Ook de mensen op straat kunnen het moeilijk begrijpen. „Wat een flauwekul”, spreekt een heer met stemverheffing die hier elf jaar geleden samen met zijn vrouw is komen wonen. „Het is hier prima.” Lang geleden ging hij als vriend van het Rotterdams Philharmonisch Orkest regelmatig naar prachtconcerten. „Die heb ik hier in het begin wel gemist.” Inmiddels is hij gewend aan de „rust” en zijn vrouw, die van winkelen houdt, is ook tevreden. „Het is hier goed winkelen.” Inderdaad zijn alle bekende winkelketens en hamburgertenten hier te vinden. Er zijn zelfs twee coffeeshops. Een moeder en zoon vinden Emmen „gezelliger dan Assen” en verlangen hooguit „een grote discotheek en meer festivals”. Maar ja, zij kwamen enkele jaren geleden uit Estland en waren niets gewend. „Het is daar zó saai”, legt moeder Tamara Makara uit.
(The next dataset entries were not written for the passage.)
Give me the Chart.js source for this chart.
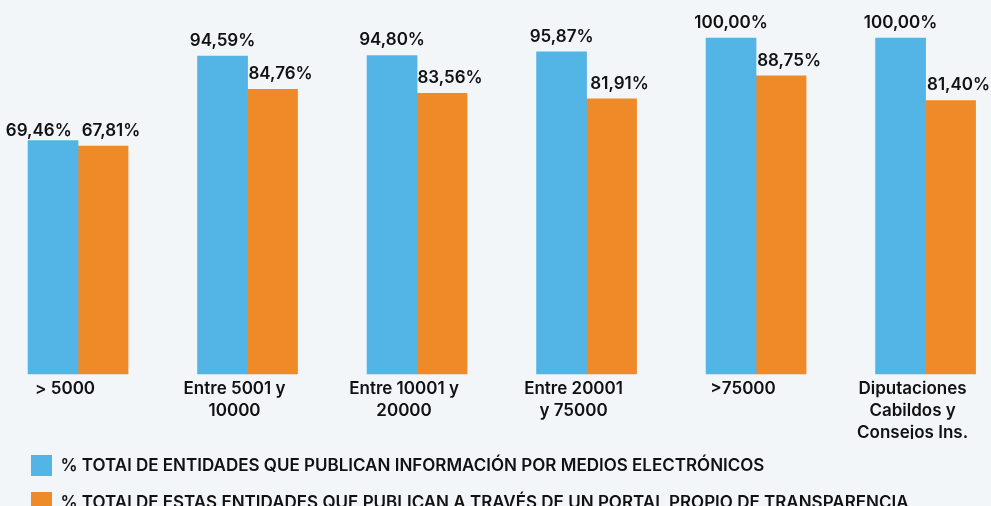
<!DOCTYPE html>
<html>
<head>
<meta charset="utf-8">
<script src="https://cdn.jsdelivr.net/npm/chart.js@4.4.1/dist/chart.umd.min.js"></script>
<style>
  html, body { margin: 0; padding: 0; background: #f2f6f9; }
  #wrap { width: 991px; height: 506px; position: relative; }
</style>
</head>
<body>
<div id="wrap"><canvas id="myChart"></canvas></div>
<script>
// data
const categories = [
  ['> 5000'],
  ['Entre 5001 y', '10000'],
  ['Entre 10001 y', '20000'],
  ['Entre 20001', 'y 75000'],
  ['>75000'],
  ['Diputaciones', 'Cabildos y', 'Consejos Ins.']
];
const electronicos = [69.46, 94.59, 94.80, 95.87, 100.00, 100.00];
const portalPropio = [67.81, 84.76, 83.56, 81.91, 88.75, 81.40];
const seriesNames = [
  '% TOTAl DE ENTIDADES QUE PUBLICAN INFORMACIÓN POR MEDIOS ELECTRÓNICOS',
  '% TOTAl DE ESTAS ENTIDADES QUE PUBLICAN A TRAVÉS DE UN PORTAL PROPIO DE TRANSPARENCIA'
];

function fmt(v) {
  return v.toFixed(2).replace('.', ',') + '%';
}

// value labels over the bars
const valueLabels = {
  id: 'valueLabels',
  afterDatasetsDraw(chart) {
    const ctx = chart.ctx;
    ctx.save();
    ctx.font = '600 17px Inter';
    ctx.fillStyle = '#111111';
    ctx.textAlign = 'center';
    ctx.textBaseline = 'alphabetic';
    const blue = chart.getDatasetMeta(0).data;
    const orange = chart.getDatasetMeta(1).data;
    blue.forEach((b, j) => {
      const o = orange[j];
      const tb = fmt(chart.data.datasets[0].data[j].y);
      const to = fmt(chart.data.datasets[1].data[j].y);
      let yb = b.y - 10, yo = o.y - 10;
      let xb = b.x, xo = o.x + 8;
      const wb = ctx.measureText(tb).width, wo = ctx.measureText(to).width;
      // push apart labels that would collide
      if (Math.abs(yb - yo) < 18) {
        const overlap = (xb + wb / 2) - (xo - wo / 2) + 10;
        if (overlap > 0) xb -= overlap;
        yb = yo = Math.max(yb, yo);
      }
      ctx.fillText(tb, xb, yb);
      ctx.fillText(to, xo, yo);
    });
    ctx.restore();
  }
};

var ctx = document.getElementById('myChart').getContext('2d');
var myChart = new Chart(ctx, {
  type: 'bar',
  data: {
    datasets: [{
      label: seriesNames[0],
      data: electronicos.map((v, i) => ({ x: i, y: v })),
      backgroundColor: '#53b4e6',
      borderWidth: 0,
      barThickness: 50,
      clip: false
    }, {
      label: seriesNames[1],
      data: portalPropio.map((v, i) => ({ x: i, y: v })),
      backgroundColor: '#ef8a29',
      borderWidth: 0,
      barThickness: 50,
      clip: false
    }]
  },
  options: {
    responsive: true,
    maintainAspectRatio: false,
    animation: false,
    layout: { padding: { left: 15, right: 0, top: 38, bottom: -17 } },
    plugins: {
      tooltip: { enabled: false },
      legend: {
        position: 'bottom',
        align: 'start',
        labels: {
          boxWidth: 21,
          boxHeight: 21,
          padding: 16,
          color: '#111111',
          font: { family: 'Inter', size: 17, weight: '600' }
        }
      }
    },
    scales: {
      x: {
        type: 'linear',
        offset: false,
        min: -0.372,
        max: 5.386,
        grid: { display: false },
        border: { display: false },
        afterFit: function (scale) { scale.height = 65; },
        ticks: {
          stepSize: 1,
          includeBounds: false,
          autoSkip: false,
          maxRotation: 0,
          padding: -4,
          labelOffset: -13,
          color: '#111111',
          font: { family: 'Inter', size: 17, weight: '600', lineHeight: '22px' },
          callback: function (value) {
            return Number.isInteger(value) ? categories[value] : '';
          }
        }
      },
      y: {
        display: false,
        min: 0,
        max: 100
      }
    }
  },
  plugins: [valueLabels]
});
</script>
</body>
</html>
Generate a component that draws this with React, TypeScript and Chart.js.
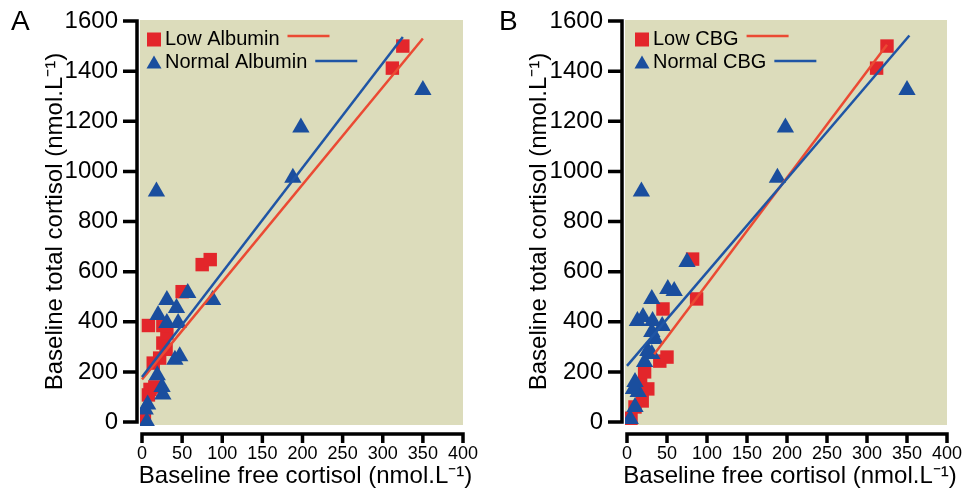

Klopt er dan helemaal niets van het onderzoek? En ook niet van het mistroostige beeld dat schrijver Peter Middendorp twee jaar geleden schetste in zijn autobiografische roman van zijn leven als zoon van de serviele eigenaar van een filiaal van Blokker? „Nou, dat moet je allemaal met een flinke korrel zout nemen”, zegt Marjon Veenstra, medewerker van het filiaal. Ze herinnert zich „de kleine Peter” nog goed. Collega Ina de Roo vertelt dat in Emmen „veel mensen met een lage opleiding” wonen. „En soms schrik ik van de werkloosheid. Er zijn halve buurten waar niemand werkt.” Maar wat is er tegen mensen die „elkaar nog groeten ook al kennen ze elkaar niet”?
Emmen heeft óók nog eens een prachtig café, dat vorig jaar tot het beste van Nederland werd verkozen. Café Groothuis. De bedrijfsleider zegt dat er in Emmen „minder reuring” is dan in andere grote steden. „Dat is nou eenmaal zo.” Haar kinderen zijn voor hun studies vertrokken naar Utrecht en Groningen en zijn niet van plan terug te keren. „Dat begrijp ik.” Tja, de meeste Emmenaren zijn niet erg ondernemend. „Ze vinden het al snel best. ‘Ik krijg m’n uitkering toch wel’, zeggen ze soms.”